# Alternate form of quotient rule

Given a function $$f(x)=h(x)g(x)$$, the product rule gives us $$\begin{equation} f'(x)=g(x)h'(x)+h(x)g'(x) \tag{1} \end{equation}$$

We can rearrange this to get the quotient rule, as follows.

Given a function $$g(x)=\frac{f(x)}{h(x)}, \; h(x) \neq 0$$, equation 1 gives us \begin{align} g'(x)&=\frac{f'(x)-g(x)h'(x)}{h(x)}\\ &=\frac{f'(x)h(x)-g(x)h(x)h'(x)}{[h(x)]^2}\\ &=\frac{f'(x)h(x)-f(x)h'(x)}{[h(x)]^2} \tag{2} \end{align}

I can see the standard version of the quotient rule in line 3 of equation 2 has the advantage(?) of not mentioning $$g$$ on the RHS, but I find line 1 easier to understand geometrically. Is there any reason not to use line 1 as a version of the quotient rule?

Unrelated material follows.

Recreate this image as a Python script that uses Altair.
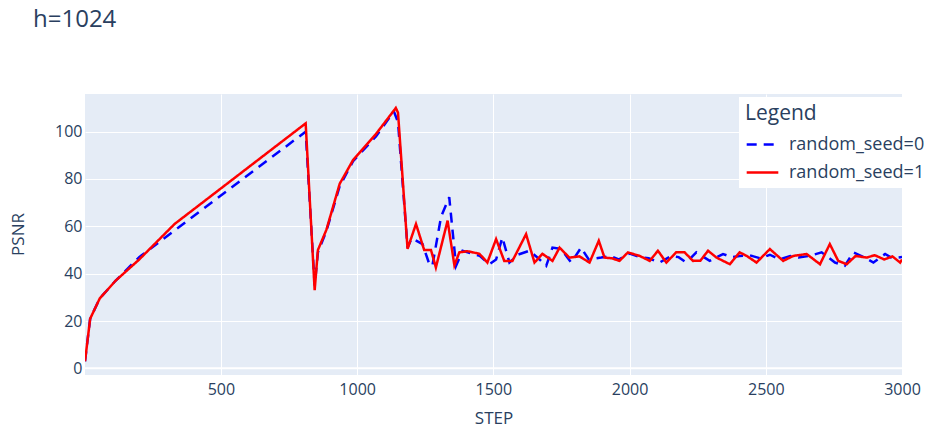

• My preferred form is $$\frac{g'(x)}{g(x)}=\frac{f'(x)}{f(x)}-\frac{h'(x)}{h(x)}.$$ Yes I know this is problematical where $f$ vanishes.... Dec 7, 2019 at 19:37
• I can see it looks neat algebraically, but if anything it's less intuitive to me geometrically.
– mjc
Dec 7, 2019 at 19:46

$$g(x)$$ is not a function you know explicitly, if $$f(x)$$ and $$h(x)$$ are different 'classes' of functions you will have a hard time figuring out $$h(x)$$, if both of them are polynomials then you still have to divide them, which takes up a considerable amount of time depending on your division skills and the length of the polynomials.
• Easy case: $$\left(g_1(x)=\dfrac{f(x)}{h(x)}=\dfrac{\sin(x)}{\cos(x)}\right)'\Rightarrow g_1(x)=\tan(x)$$
• Harder case: $$\left(g_2(x)=\dfrac{f(x)}{h(x)}=\dfrac{x^7+2x^6+2x^4-x^2}{x^3-5x+7}\right)'\Rightarrow g_2(x)=x4+x3+x2+x+1 \text{ with a remainder of } -3x^2-2x-7$$ Of course you could just calculate with $$\frac{f(x)}{h(x)}$$ but at that point you are using the classical quotient rule.
• Non-solvable case (by simple algebraic manipulations): $$\left(g_1(x)=\dfrac{f(x)}{h(x)}=\dfrac{\sin(x)}{\sinh(x)}=\dfrac{e^{ix}-e^{-ix}}{e^x-e^{-x}} \right)$$